Charts and diagrams as code
____
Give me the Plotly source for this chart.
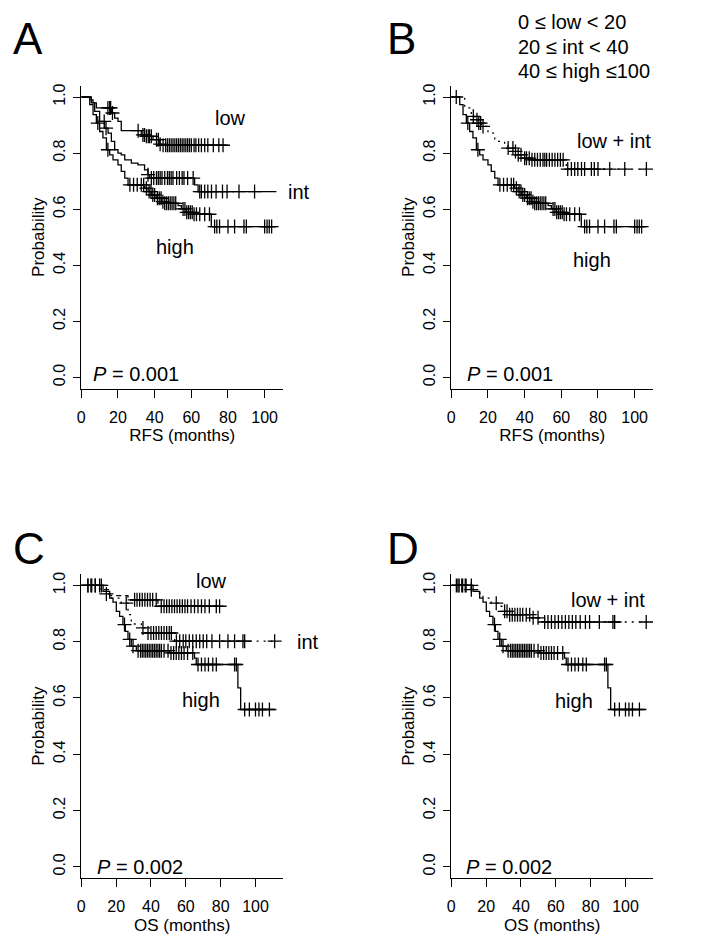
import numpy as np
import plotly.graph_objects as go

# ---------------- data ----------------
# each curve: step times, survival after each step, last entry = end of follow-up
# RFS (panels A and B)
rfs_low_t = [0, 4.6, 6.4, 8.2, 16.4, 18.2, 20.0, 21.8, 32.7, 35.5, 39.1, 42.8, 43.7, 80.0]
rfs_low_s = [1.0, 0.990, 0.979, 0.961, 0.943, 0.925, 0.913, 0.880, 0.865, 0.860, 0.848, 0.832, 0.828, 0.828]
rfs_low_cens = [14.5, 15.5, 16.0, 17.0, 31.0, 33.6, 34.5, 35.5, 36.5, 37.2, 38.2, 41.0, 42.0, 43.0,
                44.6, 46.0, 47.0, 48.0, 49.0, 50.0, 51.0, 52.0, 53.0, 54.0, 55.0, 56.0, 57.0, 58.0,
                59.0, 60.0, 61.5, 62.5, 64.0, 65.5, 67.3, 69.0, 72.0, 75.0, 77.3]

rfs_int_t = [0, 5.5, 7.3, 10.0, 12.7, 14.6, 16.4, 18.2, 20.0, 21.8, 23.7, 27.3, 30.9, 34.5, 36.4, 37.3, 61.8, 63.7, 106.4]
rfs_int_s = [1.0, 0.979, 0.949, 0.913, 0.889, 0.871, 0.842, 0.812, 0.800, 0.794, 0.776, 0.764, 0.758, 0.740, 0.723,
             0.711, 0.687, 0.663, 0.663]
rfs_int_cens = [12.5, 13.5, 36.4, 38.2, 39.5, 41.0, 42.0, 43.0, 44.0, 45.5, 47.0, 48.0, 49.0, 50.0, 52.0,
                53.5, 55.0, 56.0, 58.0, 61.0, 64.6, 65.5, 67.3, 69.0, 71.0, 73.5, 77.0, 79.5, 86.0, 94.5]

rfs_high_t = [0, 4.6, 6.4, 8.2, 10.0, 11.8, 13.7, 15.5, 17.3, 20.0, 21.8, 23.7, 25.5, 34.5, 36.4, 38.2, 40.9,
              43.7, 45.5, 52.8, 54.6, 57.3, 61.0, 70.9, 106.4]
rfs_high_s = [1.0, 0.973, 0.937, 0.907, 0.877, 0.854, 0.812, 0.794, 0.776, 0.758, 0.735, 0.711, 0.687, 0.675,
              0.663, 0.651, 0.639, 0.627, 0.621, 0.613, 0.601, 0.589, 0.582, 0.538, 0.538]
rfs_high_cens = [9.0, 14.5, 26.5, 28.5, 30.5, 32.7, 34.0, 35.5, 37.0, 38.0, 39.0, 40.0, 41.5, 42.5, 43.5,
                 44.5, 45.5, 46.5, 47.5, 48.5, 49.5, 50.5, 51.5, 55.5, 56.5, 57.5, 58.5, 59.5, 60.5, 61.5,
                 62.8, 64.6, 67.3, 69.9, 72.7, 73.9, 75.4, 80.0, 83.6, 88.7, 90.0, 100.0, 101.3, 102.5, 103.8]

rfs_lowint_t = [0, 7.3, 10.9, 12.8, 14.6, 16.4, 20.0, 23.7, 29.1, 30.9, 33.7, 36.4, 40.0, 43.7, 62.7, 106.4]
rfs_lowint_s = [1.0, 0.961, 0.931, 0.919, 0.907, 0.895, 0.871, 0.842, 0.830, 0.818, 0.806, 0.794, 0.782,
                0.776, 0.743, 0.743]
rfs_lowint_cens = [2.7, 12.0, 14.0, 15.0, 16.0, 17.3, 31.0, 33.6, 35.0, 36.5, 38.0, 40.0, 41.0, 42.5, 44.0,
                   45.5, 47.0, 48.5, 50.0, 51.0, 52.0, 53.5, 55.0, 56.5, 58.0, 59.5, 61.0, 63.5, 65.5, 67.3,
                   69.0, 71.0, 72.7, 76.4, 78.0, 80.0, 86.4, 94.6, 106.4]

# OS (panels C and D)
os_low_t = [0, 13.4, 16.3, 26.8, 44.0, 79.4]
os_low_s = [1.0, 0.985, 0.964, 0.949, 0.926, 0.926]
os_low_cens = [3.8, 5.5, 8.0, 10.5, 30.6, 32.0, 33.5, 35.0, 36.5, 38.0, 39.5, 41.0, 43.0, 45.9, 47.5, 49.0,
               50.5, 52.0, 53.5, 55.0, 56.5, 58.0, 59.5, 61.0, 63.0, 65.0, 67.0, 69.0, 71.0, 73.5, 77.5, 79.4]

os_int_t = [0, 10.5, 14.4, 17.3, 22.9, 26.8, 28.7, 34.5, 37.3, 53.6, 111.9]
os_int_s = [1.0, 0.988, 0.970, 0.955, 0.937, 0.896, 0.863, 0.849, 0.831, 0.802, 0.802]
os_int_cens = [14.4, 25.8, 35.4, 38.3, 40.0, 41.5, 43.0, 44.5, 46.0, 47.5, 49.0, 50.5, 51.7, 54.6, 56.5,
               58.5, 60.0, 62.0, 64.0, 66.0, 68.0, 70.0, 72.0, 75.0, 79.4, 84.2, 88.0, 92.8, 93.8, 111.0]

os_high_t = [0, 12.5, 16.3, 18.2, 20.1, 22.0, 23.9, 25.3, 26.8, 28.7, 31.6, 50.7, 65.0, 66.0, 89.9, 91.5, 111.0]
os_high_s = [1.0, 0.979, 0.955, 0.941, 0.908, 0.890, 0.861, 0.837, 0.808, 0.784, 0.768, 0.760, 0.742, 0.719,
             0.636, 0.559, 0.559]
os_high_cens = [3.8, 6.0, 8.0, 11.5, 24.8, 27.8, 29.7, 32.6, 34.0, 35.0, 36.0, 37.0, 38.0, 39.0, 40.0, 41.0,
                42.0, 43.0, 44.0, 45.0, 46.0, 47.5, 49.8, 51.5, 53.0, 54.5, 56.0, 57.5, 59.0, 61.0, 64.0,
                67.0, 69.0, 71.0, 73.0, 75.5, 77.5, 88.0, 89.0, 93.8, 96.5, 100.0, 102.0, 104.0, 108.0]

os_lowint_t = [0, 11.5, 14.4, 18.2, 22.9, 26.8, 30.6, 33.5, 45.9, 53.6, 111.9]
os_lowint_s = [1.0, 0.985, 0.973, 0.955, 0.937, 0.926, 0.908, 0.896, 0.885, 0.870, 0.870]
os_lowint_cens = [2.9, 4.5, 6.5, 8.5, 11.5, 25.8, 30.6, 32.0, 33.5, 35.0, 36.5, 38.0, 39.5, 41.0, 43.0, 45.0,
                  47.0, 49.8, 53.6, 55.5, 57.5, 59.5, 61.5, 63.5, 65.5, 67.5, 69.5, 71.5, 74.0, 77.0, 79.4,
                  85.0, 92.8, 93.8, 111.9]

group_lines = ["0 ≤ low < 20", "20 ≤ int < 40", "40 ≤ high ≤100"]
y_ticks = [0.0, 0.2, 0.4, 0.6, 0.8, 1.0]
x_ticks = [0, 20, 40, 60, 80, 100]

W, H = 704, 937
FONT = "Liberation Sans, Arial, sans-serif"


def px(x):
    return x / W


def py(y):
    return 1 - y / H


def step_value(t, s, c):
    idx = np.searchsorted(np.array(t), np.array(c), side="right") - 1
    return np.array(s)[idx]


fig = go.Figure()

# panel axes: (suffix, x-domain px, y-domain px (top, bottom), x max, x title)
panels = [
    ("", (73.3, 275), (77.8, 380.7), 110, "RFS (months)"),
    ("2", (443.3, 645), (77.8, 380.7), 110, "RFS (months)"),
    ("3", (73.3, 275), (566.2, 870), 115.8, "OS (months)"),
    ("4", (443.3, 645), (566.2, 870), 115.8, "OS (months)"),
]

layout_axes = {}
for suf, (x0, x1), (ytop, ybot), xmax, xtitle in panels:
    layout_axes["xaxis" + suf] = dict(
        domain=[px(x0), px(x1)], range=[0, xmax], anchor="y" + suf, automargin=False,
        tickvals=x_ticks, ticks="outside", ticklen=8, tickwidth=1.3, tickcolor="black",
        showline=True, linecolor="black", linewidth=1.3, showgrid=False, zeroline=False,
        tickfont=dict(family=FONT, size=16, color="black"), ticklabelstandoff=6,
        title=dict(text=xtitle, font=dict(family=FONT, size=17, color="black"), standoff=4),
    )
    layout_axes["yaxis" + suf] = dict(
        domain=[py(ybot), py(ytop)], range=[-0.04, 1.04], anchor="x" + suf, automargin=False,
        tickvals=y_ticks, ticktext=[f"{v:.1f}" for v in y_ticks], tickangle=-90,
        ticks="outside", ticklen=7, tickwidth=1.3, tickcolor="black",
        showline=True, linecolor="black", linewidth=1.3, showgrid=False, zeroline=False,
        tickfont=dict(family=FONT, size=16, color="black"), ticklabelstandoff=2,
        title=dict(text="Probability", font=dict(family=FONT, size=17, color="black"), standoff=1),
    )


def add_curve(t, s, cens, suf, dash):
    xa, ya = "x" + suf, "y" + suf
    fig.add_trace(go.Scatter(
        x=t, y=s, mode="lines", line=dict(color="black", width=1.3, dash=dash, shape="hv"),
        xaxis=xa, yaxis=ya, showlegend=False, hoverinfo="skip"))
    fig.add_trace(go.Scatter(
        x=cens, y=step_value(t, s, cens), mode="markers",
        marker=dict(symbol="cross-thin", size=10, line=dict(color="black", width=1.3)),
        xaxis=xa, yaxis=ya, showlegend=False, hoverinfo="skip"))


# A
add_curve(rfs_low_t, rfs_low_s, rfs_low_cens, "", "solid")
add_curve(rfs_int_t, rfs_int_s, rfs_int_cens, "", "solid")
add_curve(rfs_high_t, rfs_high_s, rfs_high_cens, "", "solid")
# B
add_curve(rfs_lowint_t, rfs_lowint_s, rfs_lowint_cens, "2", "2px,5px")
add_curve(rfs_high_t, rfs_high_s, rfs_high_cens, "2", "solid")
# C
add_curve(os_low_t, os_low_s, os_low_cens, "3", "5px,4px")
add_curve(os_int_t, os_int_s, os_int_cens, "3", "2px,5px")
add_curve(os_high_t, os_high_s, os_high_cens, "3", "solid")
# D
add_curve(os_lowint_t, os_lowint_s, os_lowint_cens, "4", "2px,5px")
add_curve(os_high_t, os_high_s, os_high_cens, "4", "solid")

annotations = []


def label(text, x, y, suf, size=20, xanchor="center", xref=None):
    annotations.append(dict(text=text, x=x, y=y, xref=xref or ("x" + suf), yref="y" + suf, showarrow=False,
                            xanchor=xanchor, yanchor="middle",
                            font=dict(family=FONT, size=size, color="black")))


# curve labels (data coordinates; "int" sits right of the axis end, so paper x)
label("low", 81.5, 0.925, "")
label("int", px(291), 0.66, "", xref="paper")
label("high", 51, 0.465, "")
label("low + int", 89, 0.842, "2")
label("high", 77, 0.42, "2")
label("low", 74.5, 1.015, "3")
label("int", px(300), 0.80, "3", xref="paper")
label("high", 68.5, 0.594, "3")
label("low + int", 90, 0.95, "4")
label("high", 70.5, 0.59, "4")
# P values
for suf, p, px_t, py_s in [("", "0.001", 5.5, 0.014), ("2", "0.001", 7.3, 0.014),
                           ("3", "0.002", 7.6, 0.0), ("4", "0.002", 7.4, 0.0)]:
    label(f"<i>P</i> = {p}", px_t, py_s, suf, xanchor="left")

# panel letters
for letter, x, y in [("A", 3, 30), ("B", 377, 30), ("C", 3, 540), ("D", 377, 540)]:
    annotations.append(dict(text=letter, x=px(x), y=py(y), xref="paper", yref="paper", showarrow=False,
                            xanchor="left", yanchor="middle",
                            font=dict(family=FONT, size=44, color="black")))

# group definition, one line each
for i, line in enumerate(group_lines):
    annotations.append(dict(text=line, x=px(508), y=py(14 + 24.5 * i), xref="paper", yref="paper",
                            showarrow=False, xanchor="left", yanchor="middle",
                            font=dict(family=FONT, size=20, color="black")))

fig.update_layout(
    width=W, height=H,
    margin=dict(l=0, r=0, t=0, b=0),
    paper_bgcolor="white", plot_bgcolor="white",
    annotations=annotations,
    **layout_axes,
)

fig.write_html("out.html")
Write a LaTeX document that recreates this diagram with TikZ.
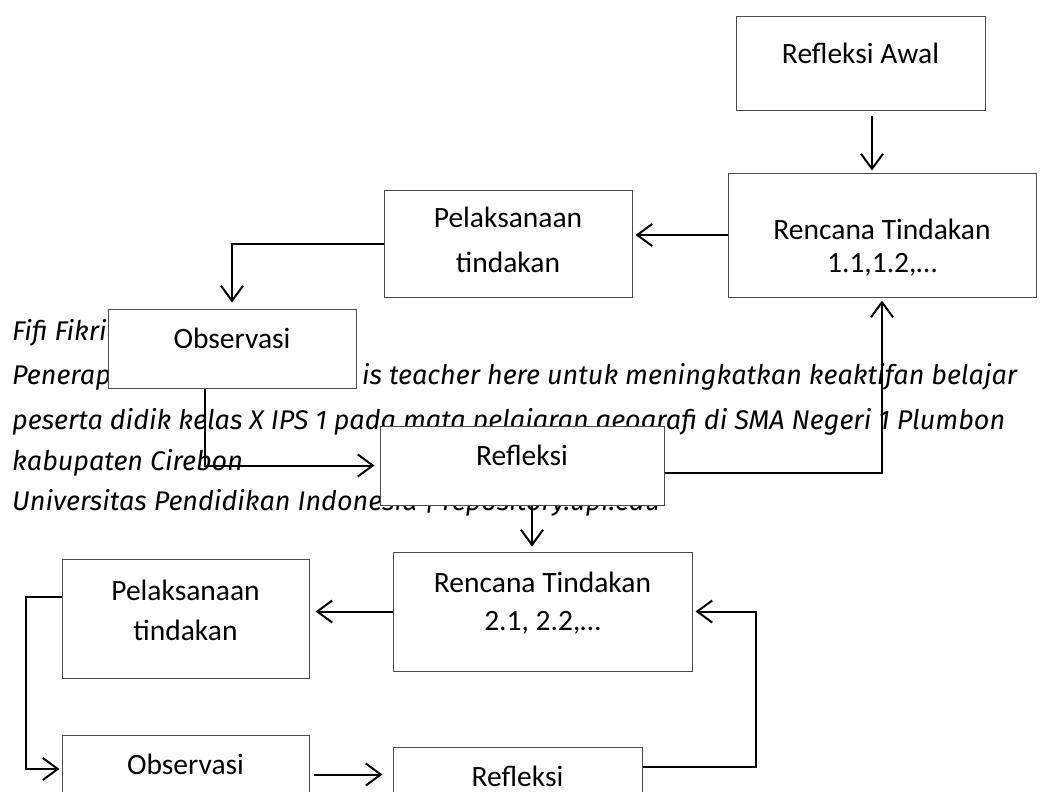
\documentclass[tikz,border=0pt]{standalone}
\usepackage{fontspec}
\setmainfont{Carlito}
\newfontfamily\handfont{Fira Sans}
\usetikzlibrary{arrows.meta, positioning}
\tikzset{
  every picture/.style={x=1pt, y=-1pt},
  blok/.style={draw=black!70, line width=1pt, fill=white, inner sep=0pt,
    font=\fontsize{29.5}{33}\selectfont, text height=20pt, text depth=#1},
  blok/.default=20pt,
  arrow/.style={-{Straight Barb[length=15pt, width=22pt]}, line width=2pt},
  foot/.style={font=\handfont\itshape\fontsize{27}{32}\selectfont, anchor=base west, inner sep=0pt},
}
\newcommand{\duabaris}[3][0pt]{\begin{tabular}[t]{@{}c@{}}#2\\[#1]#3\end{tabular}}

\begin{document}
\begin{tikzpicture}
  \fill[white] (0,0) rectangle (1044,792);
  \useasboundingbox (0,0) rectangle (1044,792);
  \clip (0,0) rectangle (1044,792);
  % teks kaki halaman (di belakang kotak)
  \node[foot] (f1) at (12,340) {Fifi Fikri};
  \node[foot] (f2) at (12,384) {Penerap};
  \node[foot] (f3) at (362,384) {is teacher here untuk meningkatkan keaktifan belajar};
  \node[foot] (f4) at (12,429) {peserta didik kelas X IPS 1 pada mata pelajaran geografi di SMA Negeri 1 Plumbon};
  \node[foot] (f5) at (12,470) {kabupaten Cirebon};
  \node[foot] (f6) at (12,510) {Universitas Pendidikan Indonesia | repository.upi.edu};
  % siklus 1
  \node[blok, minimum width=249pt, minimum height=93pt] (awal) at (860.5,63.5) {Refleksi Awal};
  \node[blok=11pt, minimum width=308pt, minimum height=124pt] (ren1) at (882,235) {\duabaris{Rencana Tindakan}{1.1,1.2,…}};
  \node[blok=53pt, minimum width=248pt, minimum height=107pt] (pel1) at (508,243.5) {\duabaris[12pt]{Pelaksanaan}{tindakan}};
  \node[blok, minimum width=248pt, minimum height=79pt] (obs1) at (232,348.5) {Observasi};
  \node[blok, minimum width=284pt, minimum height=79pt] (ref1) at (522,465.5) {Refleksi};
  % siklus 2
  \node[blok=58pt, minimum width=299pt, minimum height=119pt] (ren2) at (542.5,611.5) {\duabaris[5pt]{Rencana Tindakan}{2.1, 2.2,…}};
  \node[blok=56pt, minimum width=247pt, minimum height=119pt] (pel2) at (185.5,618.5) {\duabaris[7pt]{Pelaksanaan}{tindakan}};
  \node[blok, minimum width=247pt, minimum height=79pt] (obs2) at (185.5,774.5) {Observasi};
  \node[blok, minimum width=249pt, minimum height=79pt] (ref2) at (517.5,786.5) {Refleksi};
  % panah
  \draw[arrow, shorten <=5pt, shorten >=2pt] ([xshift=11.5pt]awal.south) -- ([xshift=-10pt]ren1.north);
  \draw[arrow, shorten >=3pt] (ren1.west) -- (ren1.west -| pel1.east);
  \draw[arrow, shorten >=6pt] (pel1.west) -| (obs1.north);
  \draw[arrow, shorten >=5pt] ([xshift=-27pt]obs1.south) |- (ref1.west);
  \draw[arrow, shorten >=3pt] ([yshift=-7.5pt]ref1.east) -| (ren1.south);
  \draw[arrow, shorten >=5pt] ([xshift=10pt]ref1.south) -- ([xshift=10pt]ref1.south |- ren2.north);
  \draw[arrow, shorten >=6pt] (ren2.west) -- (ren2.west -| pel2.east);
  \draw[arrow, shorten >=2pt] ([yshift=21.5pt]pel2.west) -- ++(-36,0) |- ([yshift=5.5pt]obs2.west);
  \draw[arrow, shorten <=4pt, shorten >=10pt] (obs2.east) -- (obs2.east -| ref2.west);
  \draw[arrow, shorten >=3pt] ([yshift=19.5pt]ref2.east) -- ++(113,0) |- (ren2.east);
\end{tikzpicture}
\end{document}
____
SET PROBLEM
Transcribe, from the records above, the first line and every line after it up to and including the line with "import plotly.graph_objects as go"; omit pictures.

SOLUTION FOR THIS EXERCISE
Give me the Plotly source for this chart.
import numpy as np
import plotly.graph_objects as go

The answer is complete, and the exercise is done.